→ What the task asks
Retype each line of the material exactly, please, skipping any picture in it.

++++

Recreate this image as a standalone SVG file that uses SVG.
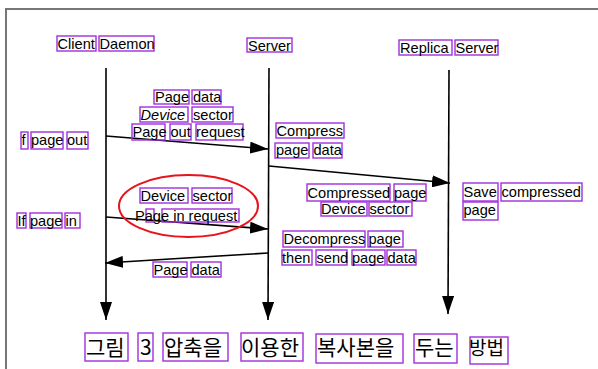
<svg xmlns="http://www.w3.org/2000/svg" width="598" height="369" viewBox="0 0 598 369">
<style>
.t{font-family:"Liberation Sans",Arial,sans-serif;font-size:14.6px;fill:#000}
.k{font-family:"Noto Sans CJK KR",sans-serif;font-size:21px;fill:#000}
.b{fill:none;stroke:#a030dc;stroke-width:1.4}
.ln{fill:none;stroke:#000;stroke-width:1.6}
.fr{fill:none;stroke:#777;stroke-width:2}
</style>
<defs>
<marker id="ah" markerUnits="userSpaceOnUse" markerWidth="18" markerHeight="12" refX="18" refY="6" orient="auto">
<path d="M0,0 L18,6 L0,12 z" fill="#000"/>
</marker>
</defs>
<rect width="598" height="369" fill="#fff"/>
<g id="frame">
<line class="fr" x1="5" y1="9" x2="598" y2="9"/>
<line class="fr" x1="6" y1="8" x2="6" y2="369"/>
</g>
<g id="connectors">
<line class="ln" x1="106" y1="68" x2="106" y2="320" marker-end="url(#ah)"/>
<line class="ln" x1="269" y1="68" x2="268" y2="320" marker-end="url(#ah)"/>
<line class="ln" x1="449" y1="70" x2="448" y2="314" marker-end="url(#ah)"/>
<line class="ln" x1="106" y1="136" x2="268" y2="149" marker-end="url(#ah)"/>
<line class="ln" x1="269" y1="166" x2="450" y2="183" marker-end="url(#ah)"/>
<line class="ln" x1="106" y1="217" x2="268" y2="229" marker-end="url(#ah)"/>
<line class="ln" x1="268" y1="253" x2="105" y2="263" marker-end="url(#ah)"/>
</g>
<g id="client">
<rect class="b" x="57" y="36" width="39" height="15"/><rect class="b" x="99" y="36" width="55" height="15"/>
<text class="t" y="48.5"><tspan x="57.5">Client</tspan><tspan x="99.5">Daemon</tspan></text>
</g>
<g id="server">
<rect class="b" x="247" y="38" width="45" height="14"/>
<text class="t" x="248" y="50.5">Server</text>
</g>
<g id="replica">
<rect class="b" x="399" y="40" width="53" height="15"/><rect class="b" x="455" y="40" width="43" height="15"/>
<text class="t" y="52.5"><tspan x="400">Replica</tspan><tspan x="455.5">Server</tspan></text>
</g>
<g id="msg-page-out">
<rect class="b" x="154" y="90" width="35" height="14"/><rect class="b" x="192" y="90" width="29" height="14"/>
<text class="t" y="101.5"><tspan x="155">Page</tspan><tspan x="193">data</tspan></text>
<rect class="b" x="140" y="107" width="48" height="15"/><rect class="b" x="192" y="107" width="41" height="15"/>
<text class="t" y="119.5"><tspan x="140.5" font-style="italic">Device</tspan><tspan x="193">sector</tspan></text>
<rect class="b" x="132" y="124" width="33" height="16"/><rect class="b" x="170" y="124" width="21" height="16"/><rect class="b" x="196" y="124" width="47" height="16"/>
<text class="t" y="136.5"><tspan x="132.5">Page</tspan><tspan x="170.5">out</tspan><tspan x="196">request</tspan></text>
</g>
<g id="if-page-out">
<rect class="b" x="21" y="132" width="7" height="17"/><rect class="b" x="31" y="132" width="32" height="17"/><rect class="b" x="67" y="132" width="21" height="17"/>
<text class="t" y="144.5"><tspan x="21.5">f</tspan><tspan x="31">page</tspan><tspan x="67">out</tspan></text>
</g>
<g id="if-page-in">
<rect class="b" x="17" y="213" width="9" height="15"/><rect class="b" x="30" y="213" width="32" height="15"/><rect class="b" x="65" y="213" width="15" height="15"/>
<text class="t" y="225.5"><tspan x="17.5">If</tspan><tspan x="30">page</tspan><tspan x="65.5">in</tspan></text>
</g>
<g id="msg-page-in">
<ellipse cx="188.5" cy="206" rx="69.5" ry="31" fill="none" stroke="#e8141c" stroke-width="2"/>
<rect class="b" x="140" y="188" width="48" height="15"/><rect class="b" x="192" y="188" width="40" height="15"/>
<text class="t" y="200.5"><tspan x="140.5">Device</tspan><tspan x="192.5">sector</tspan></text>
<rect class="b" x="146" y="209" width="8" height="13"/><rect class="b" x="162" y="209" width="77" height="13"/>
<text class="t" x="135" y="220.5">Page in request</text>
</g>
<g id="compress">
<rect class="b" x="276" y="123" width="68" height="15"/>
<text class="t" x="276.5" y="135.5">Compress</text>
<rect class="b" x="275" y="143" width="34" height="15"/><rect class="b" x="313" y="143" width="29" height="15"/>
<text class="t" y="154.5"><tspan x="276">page</tspan><tspan x="313.5">data</tspan></text>
</g>
<g id="msg-compressed">
<rect class="b" x="307" y="184" width="83" height="17"/><rect class="b" x="394" y="184" width="32" height="17"/>
<text class="t" y="197.5"><tspan x="307.5">Compressed</tspan><tspan x="394">page</tspan></text>
<rect class="b" x="321" y="202" width="46" height="14"/><rect class="b" x="369" y="202" width="43" height="14"/>
<text class="t" y="213.5"><tspan x="321">Device</tspan><tspan x="369.5">sector</tspan></text>
</g>
<g id="save">
<rect class="b" x="463" y="183" width="35" height="18"/><rect class="b" x="501" y="183" width="81" height="18"/>
<text class="t" y="196.5"><tspan x="463.5">Save</tspan><tspan x="501.5">compressed</tspan></text>
<rect class="b" x="463" y="202" width="35" height="18"/>
<text class="t" x="463.5" y="214.5">page</text>
</g>
<g id="decompress">
<rect class="b" x="283" y="231" width="82" height="16"/><rect class="b" x="368" y="231" width="35" height="16"/>
<text class="t" y="243.5"><tspan x="283.5">Decompress</tspan><tspan x="368.5">page</tspan></text>
<rect class="b" x="282" y="250" width="30" height="15"/><rect class="b" x="316" y="250" width="31" height="15"/><rect class="b" x="352" y="250" width="33" height="15"/><rect class="b" x="387" y="250" width="29" height="15"/>
<text class="t" y="262.5"><tspan x="282">then</tspan><tspan x="316.5">send</tspan><tspan x="352">page</tspan><tspan x="387.5">data</tspan></text>
</g>
<g id="msg-page-data">
<rect class="b" x="153" y="262" width="34" height="15"/><rect class="b" x="191" y="262" width="30" height="15"/>
<text class="t" y="274.5"><tspan x="153.5">Page</tspan><tspan x="191.5">data</tspan></text>
</g>
<g id="caption">
<rect class="b" x="85" y="333" width="43" height="28"/><rect class="b" x="138" y="333" width="15" height="28"/><rect class="b" x="163" y="333" width="65" height="28"/><rect class="b" x="241" y="333" width="62" height="28"/><rect class="b" x="316" y="334" width="87" height="29"/><rect class="b" x="414" y="334" width="43" height="29"/><rect class="b" x="470" y="337" width="38" height="27"/>
<text class="k" y="355"><tspan x="86">그림</tspan><tspan x="140">3</tspan><tspan x="164">압축을</tspan><tspan x="241">이용한</tspan><tspan x="317">복사본을</tspan><tspan x="415">두는</tspan><tspan x="469" font-size="19">방법</tspan></text>
</g>
</svg>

++++

→ Expected answer
Recreate this image as a standalone SVG file that uses SVG.
<svg xmlns="http://www.w3.org/2000/svg" width="598" height="369" viewBox="0 0 598 369">
<style>
.t{font-family:"Liberation Sans",Arial,sans-serif;font-size:14.6px;fill:#000}
.k{font-family:"Noto Sans CJK KR",sans-serif;font-size:21px;fill:#000}
.b{fill:none;stroke:#a030dc;stroke-width:1.4}
.ln{fill:none;stroke:#000;stroke-width:1.6}
.fr{fill:none;stroke:#777;stroke-width:2}
</style>
<defs>
<marker id="ah" markerUnits="userSpaceOnUse" markerWidth="18" markerHeight="12" refX="18" refY="6" orient="auto">
<path d="M0,0 L18,6 L0,12 z" fill="#000"/>
</marker>
</defs>
<rect width="598" height="369" fill="#fff"/>
<g id="frame">
<line class="fr" x1="5" y1="9" x2="598" y2="9"/>
<line class="fr" x1="6" y1="8" x2="6" y2="369"/>
</g>
<g id="connectors">
<line class="ln" x1="106" y1="68" x2="106" y2="320" marker-end="url(#ah)"/>
<line class="ln" x1="269" y1="68" x2="268" y2="320" marker-end="url(#ah)"/>
<line class="ln" x1="449" y1="70" x2="448" y2="314" marker-end="url(#ah)"/>
<line class="ln" x1="106" y1="136" x2="268" y2="149" marker-end="url(#ah)"/>
<line class="ln" x1="269" y1="166" x2="450" y2="183" marker-end="url(#ah)"/>
<line class="ln" x1="106" y1="217" x2="268" y2="229" marker-end="url(#ah)"/>
<line class="ln" x1="268" y1="253" x2="105" y2="263" marker-end="url(#ah)"/>
</g>
<g id="client">
<rect class="b" x="57" y="36" width="39" height="15"/><rect class="b" x="99" y="36" width="55" height="15"/>
<text class="t" y="48.5"><tspan x="57.5">Client</tspan><tspan x="99.5">Daemon</tspan></text>
</g>
<g id="server">
<rect class="b" x="247" y="38" width="45" height="14"/>
<text class="t" x="248" y="50.5">Server</text>
</g>
<g id="replica">
<rect class="b" x="399" y="40" width="53" height="15"/><rect class="b" x="455" y="40" width="43" height="15"/>
<text class="t" y="52.5"><tspan x="400">Replica</tspan><tspan x="455.5">Server</tspan></text>
</g>
<g id="msg-page-out">
<rect class="b" x="154" y="90" width="35" height="14"/><rect class="b" x="192" y="90" width="29" height="14"/>
<text class="t" y="101.5"><tspan x="155">Page</tspan><tspan x="193">data</tspan></text>
<rect class="b" x="140" y="107" width="48" height="15"/><rect class="b" x="192" y="107" width="41" height="15"/>
<text class="t" y="119.5"><tspan x="140.5" font-style="italic">Device</tspan><tspan x="193">sector</tspan></text>
<rect class="b" x="132" y="124" width="33" height="16"/><rect class="b" x="170" y="124" width="21" height="16"/><rect class="b" x="196" y="124" width="47" height="16"/>
<text class="t" y="136.5"><tspan x="132.5">Page</tspan><tspan x="170.5">out</tspan><tspan x="196">request</tspan></text>
</g>
<g id="if-page-out">
<rect class="b" x="21" y="132" width="7" height="17"/><rect class="b" x="31" y="132" width="32" height="17"/><rect class="b" x="67" y="132" width="21" height="17"/>
<text class="t" y="144.5"><tspan x="21.5">f</tspan><tspan x="31">page</tspan><tspan x="67">out</tspan></text>
</g>
<g id="if-page-in">
<rect class="b" x="17" y="213" width="9" height="15"/><rect class="b" x="30" y="213" width="32" height="15"/><rect class="b" x="65" y="213" width="15" height="15"/>
<text class="t" y="225.5"><tspan x="17.5">If</tspan><tspan x="30">page</tspan><tspan x="65.5">in</tspan></text>
</g>
<g id="msg-page-in">
<ellipse cx="188.5" cy="206" rx="69.5" ry="31" fill="none" stroke="#e8141c" stroke-width="2"/>
<rect class="b" x="140" y="188" width="48" height="15"/><rect class="b" x="192" y="188" width="40" height="15"/>
<text class="t" y="200.5"><tspan x="140.5">Device</tspan><tspan x="192.5">sector</tspan></text>
<rect class="b" x="146" y="209" width="8" height="13"/><rect class="b" x="162" y="209" width="77" height="13"/>
<text class="t" x="135" y="220.5">Page in request</text>
</g>
<g id="compress">
<rect class="b" x="276" y="123" width="68" height="15"/>
<text class="t" x="276.5" y="135.5">Compress</text>
<rect class="b" x="275" y="143" width="34" height="15"/><rect class="b" x="313" y="143" width="29" height="15"/>
<text class="t" y="154.5"><tspan x="276">page</tspan><tspan x="313.5">data</tspan></text>
</g>
<g id="msg-compressed">
<rect class="b" x="307" y="184" width="83" height="17"/><rect class="b" x="394" y="184" width="32" height="17"/>
<text class="t" y="197.5"><tspan x="307.5">Compressed</tspan><tspan x="394">page</tspan></text>
<rect class="b" x="321" y="202" width="46" height="14"/><rect class="b" x="369" y="202" width="43" height="14"/>
<text class="t" y="213.5"><tspan x="321">Device</tspan><tspan x="369.5">sector</tspan></text>
</g>
<g id="save">
<rect class="b" x="463" y="183" width="35" height="18"/><rect class="b" x="501" y="183" width="81" height="18"/>
<text class="t" y="196.5"><tspan x="463.5">Save</tspan><tspan x="501.5">compressed</tspan></text>
<rect class="b" x="463" y="202" width="35" height="18"/>
<text class="t" x="463.5" y="214.5">page</text>
</g>
<g id="decompress">
<rect class="b" x="283" y="231" width="82" height="16"/><rect class="b" x="368" y="231" width="35" height="16"/>
<text class="t" y="243.5"><tspan x="283.5">Decompress</tspan><tspan x="368.5">page</tspan></text>
<rect class="b" x="282" y="250" width="30" height="15"/><rect class="b" x="316" y="250" width="31" height="15"/><rect class="b" x="352" y="250" width="33" height="15"/><rect class="b" x="387" y="250" width="29" height="15"/>
<text class="t" y="262.5"><tspan x="282">then</tspan><tspan x="316.5">send</tspan><tspan x="352">page</tspan><tspan x="387.5">data</tspan></text>
</g>
<g id="msg-page-data">
<rect class="b" x="153" y="262" width="34" height="15"/><rect class="b" x="191" y="262" width="30" height="15"/>
<text class="t" y="274.5"><tspan x="153.5">Page</tspan><tspan x="191.5">data</tspan></text>
</g>
<g id="caption">
<rect class="b" x="85" y="333" width="43" height="28"/><rect class="b" x="138" y="333" width="15" height="28"/><rect class="b" x="163" y="333" width="65" height="28"/><rect class="b" x="241" y="333" width="62" height="28"/><rect class="b" x="316" y="334" width="87" height="29"/><rect class="b" x="414" y="334" width="43" height="29"/><rect class="b" x="470" y="337" width="38" height="27"/>
<text class="k" y="355"><tspan x="86">그림</tspan><tspan x="140">3</tspan><tspan x="164">압축을</tspan><tspan x="241">이용한</tspan><tspan x="317">복사본을</tspan><tspan x="415">두는</tspan><tspan x="469" font-size="19">방법</tspan></text>
</g>
</svg>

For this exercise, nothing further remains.